------ SOURCE DATA ------

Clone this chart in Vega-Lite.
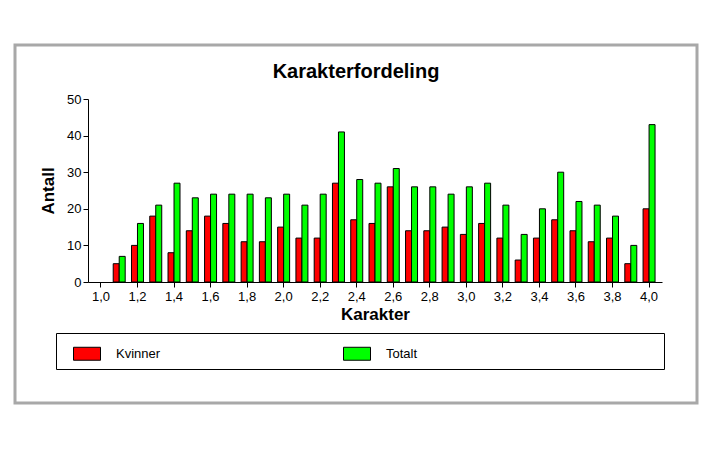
{
  "$schema": "https://vega.github.io/schema/vega-lite/v6.json",
  "autosize": "none",
  "width": 682,
  "height": 358,
  "padding": {"left": 15, "top": 45, "right": 19, "bottom": 69},
  "background": "white",
  "config": {
    "view": {"stroke": "#a8a8a8", "strokeWidth": 3, "fill": "white"},
    "font": "Liberation Sans",
    "axis": {
      "domainColor": "black",
      "tickColor": "black",
      "labelColor": "black",
      "titleColor": "black",
      "labelFont": "Liberation Sans",
      "labelFontSize": 13,
      "labelFontWeight": "normal",
      "titleFont": "Liberation Sans",
      "titleFontSize": 17,
      "titleFontWeight": "bold",
      "tickSize": 5,
      "grid": false
    }
  },
  "title": {
    "text": "Karakterfordeling",
    "anchor": "middle",
    "frame": "group",
    "font": "Liberation Sans",
    "fontSize": 20,
    "fontWeight": "bold",
    "color": "black",
    "baseline": "alphabetic",
    "offset": 0,
    "dy": 53
  },
  "data": {
    "values": [
      {"karakter": "1,1", "serie": "Kvinner", "antall": 5}, {"karakter": "1,1", "serie": "Totalt", "antall": 7},
      {"karakter": "1,2", "serie": "Kvinner", "antall": 10}, {"karakter": "1,2", "serie": "Totalt", "antall": 16},
      {"karakter": "1,3", "serie": "Kvinner", "antall": 18}, {"karakter": "1,3", "serie": "Totalt", "antall": 21},
      {"karakter": "1,4", "serie": "Kvinner", "antall": 8}, {"karakter": "1,4", "serie": "Totalt", "antall": 27},
      {"karakter": "1,5", "serie": "Kvinner", "antall": 14}, {"karakter": "1,5", "serie": "Totalt", "antall": 23},
      {"karakter": "1,6", "serie": "Kvinner", "antall": 18}, {"karakter": "1,6", "serie": "Totalt", "antall": 24},
      {"karakter": "1,7", "serie": "Kvinner", "antall": 16}, {"karakter": "1,7", "serie": "Totalt", "antall": 24},
      {"karakter": "1,8", "serie": "Kvinner", "antall": 11}, {"karakter": "1,8", "serie": "Totalt", "antall": 24},
      {"karakter": "1,9", "serie": "Kvinner", "antall": 11}, {"karakter": "1,9", "serie": "Totalt", "antall": 23},
      {"karakter": "2,0", "serie": "Kvinner", "antall": 15}, {"karakter": "2,0", "serie": "Totalt", "antall": 24},
      {"karakter": "2,1", "serie": "Kvinner", "antall": 12}, {"karakter": "2,1", "serie": "Totalt", "antall": 21},
      {"karakter": "2,2", "serie": "Kvinner", "antall": 12}, {"karakter": "2,2", "serie": "Totalt", "antall": 24},
      {"karakter": "2,3", "serie": "Kvinner", "antall": 27}, {"karakter": "2,3", "serie": "Totalt", "antall": 41},
      {"karakter": "2,4", "serie": "Kvinner", "antall": 17}, {"karakter": "2,4", "serie": "Totalt", "antall": 28},
      {"karakter": "2,5", "serie": "Kvinner", "antall": 16}, {"karakter": "2,5", "serie": "Totalt", "antall": 27},
      {"karakter": "2,6", "serie": "Kvinner", "antall": 26}, {"karakter": "2,6", "serie": "Totalt", "antall": 31},
      {"karakter": "2,7", "serie": "Kvinner", "antall": 14}, {"karakter": "2,7", "serie": "Totalt", "antall": 26},
      {"karakter": "2,8", "serie": "Kvinner", "antall": 14}, {"karakter": "2,8", "serie": "Totalt", "antall": 26},
      {"karakter": "2,9", "serie": "Kvinner", "antall": 15}, {"karakter": "2,9", "serie": "Totalt", "antall": 24},
      {"karakter": "3,0", "serie": "Kvinner", "antall": 13}, {"karakter": "3,0", "serie": "Totalt", "antall": 26},
      {"karakter": "3,1", "serie": "Kvinner", "antall": 16}, {"karakter": "3,1", "serie": "Totalt", "antall": 27},
      {"karakter": "3,2", "serie": "Kvinner", "antall": 12}, {"karakter": "3,2", "serie": "Totalt", "antall": 21},
      {"karakter": "3,3", "serie": "Kvinner", "antall": 6}, {"karakter": "3,3", "serie": "Totalt", "antall": 13},
      {"karakter": "3,4", "serie": "Kvinner", "antall": 12}, {"karakter": "3,4", "serie": "Totalt", "antall": 20},
      {"karakter": "3,5", "serie": "Kvinner", "antall": 17}, {"karakter": "3,5", "serie": "Totalt", "antall": 30},
      {"karakter": "3,6", "serie": "Kvinner", "antall": 14}, {"karakter": "3,6", "serie": "Totalt", "antall": 22},
      {"karakter": "3,7", "serie": "Kvinner", "antall": 11}, {"karakter": "3,7", "serie": "Totalt", "antall": 21},
      {"karakter": "3,8", "serie": "Kvinner", "antall": 12}, {"karakter": "3,8", "serie": "Totalt", "antall": 18},
      {"karakter": "3,9", "serie": "Kvinner", "antall": 5}, {"karakter": "3,9", "serie": "Totalt", "antall": 10},
      {"karakter": "4,0", "serie": "Kvinner", "antall": 20}, {"karakter": "4,0", "serie": "Totalt", "antall": 43}
    ]
  },
  "mark": {"type": "bar", "stroke": "black", "strokeWidth": 1},
  "encoding": {
    "x": {
      "field": "karakter",
      "type": "nominal",
      "sort": null,
      "scale": {
        "domain": ["1,0","1,1","1,2","1,3","1,4","1,5","1,6","1,7","1,8","1,9","2,0","2,1","2,2","2,3","2,4","2,5","2,6","2,7","2,8","2,9","3,0","3,1","3,2","3,3","3,4","3,5","3,6","3,7","3,8","3,9","4,0"],
        "range": [73, 647],
        "paddingInner": 0.344,
        "paddingOuter": 0.38
      },
      "axis": {
        "title": "Karakter",
        "offset": -121,
        "values": ["1,0","1,2","1,4","1,6","1,8","2,0","2,2","2,4","2,6","2,8","3,0","3,2","3,4","3,6","3,8","4,0"],
        "labelAngle": 0,
        "labelPadding": 3,
        "titlePadding": 3
      }
    },
    "xOffset": {
      "field": "serie",
      "type": "nominal",
      "scale": {"domain": ["Kvinner", "Totalt"], "paddingInner": 0, "paddingOuter": 0}
    },
    "y": {
      "field": "antall",
      "type": "quantitative",
      "scale": {"domain": [0, 50], "range": [237, 54], "nice": false},
      "axis": {
        "title": "Antall",
        "offset": -73,
        "values": [0, 10, 20, 30, 40, 50],
        "labelPadding": 2,
        "titlePadding": 9
      }
    },
    "color": {
      "field": "serie",
      "type": "nominal",
      "scale": {"domain": ["Kvinner", "Totalt"], "range": ["#ff0000", "#00ff00"]},
      "legend": {
        "title": null,
        "orient": "none",
        "legendX": 41,
        "legendY": 288,
        "direction": "horizontal",
        "strokeColor": "black",
        "padding": 6.5,
        "symbolType": "M-1,-0.48H1V0.48H-1Z",
        "symbolSize": 729,
        "symbolStrokeColor": "black",
        "symbolStrokeWidth": 1,
        "symbolOpacity": 1,
        "symbolOffset": 10.5,
        "labelOffset": 15,
        "labelFont": "Liberation Sans",
        "labelFontSize": 13,
        "labelColor": "black",
        "labelLimit": 400,
        "columnPadding": 172,
        "labelExpr": "datum.label == 'Totalt' ? 'Totalt' + '\u2800\u2800\u2800\u2800\u2800\u2800\u2800\u2800\u2800\u2800\u2800\u2800\u2800\u2800\u2800\u2800\u2800\u2800\u2800\u2800\u2800\u2800\u2800\u2800' : datum.label"
      }
    }
  }
}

------

Omit pictures; set down the rest of the material word for word.

Clone this chart in Vega-Lite.
{
  "$schema": "https://vega.github.io/schema/vega-lite/v6.json",
  "autosize": "none",
  "width": 682,
  "height": 358,
  "padding": {"left": 15, "top": 45, "right": 19, "bottom": 69},
  "background": "white",
  "config": {
    "view": {"stroke": "#a8a8a8", "strokeWidth": 3, "fill": "white"},
    "font": "Liberation Sans",
    "axis": {
      "domainColor": "black",
      "tickColor": "black",
      "labelColor": "black",
      "titleColor": "black",
      "labelFont": "Liberation Sans",
      "labelFontSize": 13,
      "labelFontWeight": "normal",
      "titleFont": "Liberation Sans",
      "titleFontSize": 17,
      "titleFontWeight": "bold",
      "tickSize": 5,
      "grid": false
    }
  },
  "title": {
    "text": "Karakterfordeling",
    "anchor": "middle",
    "frame": "group",
    "font": "Liberation Sans",
    "fontSize": 20,
    "fontWeight": "bold",
    "color": "black",
    "baseline": "alphabetic",
    "offset": 0,
    "dy": 53
  },
  "data": {
    "values": [
      {"karakter": "1,1", "serie": "Kvinner", "antall": 5}, {"karakter": "1,1", "serie": "Totalt", "antall": 7},
      {"karakter": "1,2", "serie": "Kvinner", "antall": 10}, {"karakter": "1,2", "serie": "Totalt", "antall": 16},
      {"karakter": "1,3", "serie": "Kvinner", "antall": 18}, {"karakter": "1,3", "serie": "Totalt", "antall": 21},
      {"karakter": "1,4", "serie": "Kvinner", "antall": 8}, {"karakter": "1,4", "serie": "Totalt", "antall": 27},
      {"karakter": "1,5", "serie": "Kvinner", "antall": 14}, {"karakter": "1,5", "serie": "Totalt", "antall": 23},
      {"karakter": "1,6", "serie": "Kvinner", "antall": 18}, {"karakter": "1,6", "serie": "Totalt", "antall": 24},
      {"karakter": "1,7", "serie": "Kvinner", "antall": 16}, {"karakter": "1,7", "serie": "Totalt", "antall": 24},
      {"karakter": "1,8", "serie": "Kvinner", "antall": 11}, {"karakter": "1,8", "serie": "Totalt", "antall": 24},
      {"karakter": "1,9", "serie": "Kvinner", "antall": 11}, {"karakter": "1,9", "serie": "Totalt", "antall": 23},
      {"karakter": "2,0", "serie": "Kvinner", "antall": 15}, {"karakter": "2,0", "serie": "Totalt", "antall": 24},
      {"karakter": "2,1", "serie": "Kvinner", "antall": 12}, {"karakter": "2,1", "serie": "Totalt", "antall": 21},
      {"karakter": "2,2", "serie": "Kvinner", "antall": 12}, {"karakter": "2,2", "serie": "Totalt", "antall": 24},
      {"karakter": "2,3", "serie": "Kvinner", "antall": 27}, {"karakter": "2,3", "serie": "Totalt", "antall": 41},
      {"karakter": "2,4", "serie": "Kvinner", "antall": 17}, {"karakter": "2,4", "serie": "Totalt", "antall": 28},
      {"karakter": "2,5", "serie": "Kvinner", "antall": 16}, {"karakter": "2,5", "serie": "Totalt", "antall": 27},
      {"karakter": "2,6", "serie": "Kvinner", "antall": 26}, {"karakter": "2,6", "serie": "Totalt", "antall": 31},
      {"karakter": "2,7", "serie": "Kvinner", "antall": 14}, {"karakter": "2,7", "serie": "Totalt", "antall": 26},
      {"karakter": "2,8", "serie": "Kvinner", "antall": 14}, {"karakter": "2,8", "serie": "Totalt", "antall": 26},
      {"karakter": "2,9", "serie": "Kvinner", "antall": 15}, {"karakter": "2,9", "serie": "Totalt", "antall": 24},
      {"karakter": "3,0", "serie": "Kvinner", "antall": 13}, {"karakter": "3,0", "serie": "Totalt", "antall": 26},
      {"karakter": "3,1", "serie": "Kvinner", "antall": 16}, {"karakter": "3,1", "serie": "Totalt", "antall": 27},
      {"karakter": "3,2", "serie": "Kvinner", "antall": 12}, {"karakter": "3,2", "serie": "Totalt", "antall": 21},
      {"karakter": "3,3", "serie": "Kvinner", "antall": 6}, {"karakter": "3,3", "serie": "Totalt", "antall": 13},
      {"karakter": "3,4", "serie": "Kvinner", "antall": 12}, {"karakter": "3,4", "serie": "Totalt", "antall": 20},
      {"karakter": "3,5", "serie": "Kvinner", "antall": 17}, {"karakter": "3,5", "serie": "Totalt", "antall": 30},
      {"karakter": "3,6", "serie": "Kvinner", "antall": 14}, {"karakter": "3,6", "serie": "Totalt", "antall": 22},
      {"karakter": "3,7", "serie": "Kvinner", "antall": 11}, {"karakter": "3,7", "serie": "Totalt", "antall": 21},
      {"karakter": "3,8", "serie": "Kvinner", "antall": 12}, {"karakter": "3,8", "serie": "Totalt", "antall": 18},
      {"karakter": "3,9", "serie": "Kvinner", "antall": 5}, {"karakter": "3,9", "serie": "Totalt", "antall": 10},
      {"karakter": "4,0", "serie": "Kvinner", "antall": 20}, {"karakter": "4,0", "serie": "Totalt", "antall": 43}
    ]
  },
  "mark": {"type": "bar", "stroke": "black", "strokeWidth": 1},
  "encoding": {
    "x": {
      "field": "karakter",
      "type": "nominal",
      "sort": null,
      "scale": {
        "domain": ["1,0","1,1","1,2","1,3","1,4","1,5","1,6","1,7","1,8","1,9","2,0","2,1","2,2","2,3","2,4","2,5","2,6","2,7","2,8","2,9","3,0","3,1","3,2","3,3","3,4","3,5","3,6","3,7","3,8","3,9","4,0"],
        "range": [73, 647],
        "paddingInner": 0.344,
        "paddingOuter": 0.38
      },
      "axis": {
        "title": "Karakter",
        "offset": -121,
        "values": ["1,0","1,2","1,4","1,6","1,8","2,0","2,2","2,4","2,6","2,8","3,0","3,2","3,4","3,6","3,8","4,0"],
        "labelAngle": 0,
        "labelPadding": 3,
        "titlePadding": 3
      }
    },
    "xOffset": {
      "field": "serie",
      "type": "nominal",
      "scale": {"domain": ["Kvinner", "Totalt"], "paddingInner": 0, "paddingOuter": 0}
    },
    "y": {
      "field": "antall",
      "type": "quantitative",
      "scale": {"domain": [0, 50], "range": [237, 54], "nice": false},
      "axis": {
        "title": "Antall",
        "offset": -73,
        "values": [0, 10, 20, 30, 40, 50],
        "labelPadding": 2,
        "titlePadding": 9
      }
    },
    "color": {
      "field": "serie",
      "type": "nominal",
      "scale": {"domain": ["Kvinner", "Totalt"], "range": ["#ff0000", "#00ff00"]},
      "legend": {
        "title": null,
        "orient": "none",
        "legendX": 41,
        "legendY": 288,
        "direction": "horizontal",
        "strokeColor": "black",
        "padding": 6.5,
        "symbolType": "M-1,-0.48H1V0.48H-1Z",
        "symbolSize": 729,
        "symbolStrokeColor": "black",
        "symbolStrokeWidth": 1,
        "symbolOpacity": 1,
        "symbolOffset": 10.5,
        "labelOffset": 15,
        "labelFont": "Liberation Sans",
        "labelFontSize": 13,
        "labelColor": "black",
        "labelLimit": 400,
        "columnPadding": 172,
        "labelExpr": "datum.label == 'Totalt' ? 'Totalt' + '\u2800\u2800\u2800\u2800\u2800\u2800\u2800\u2800\u2800\u2800\u2800\u2800\u2800\u2800\u2800\u2800\u2800\u2800\u2800\u2800\u2800\u2800\u2800\u2800' : datum.label"
      }
    }
  }
}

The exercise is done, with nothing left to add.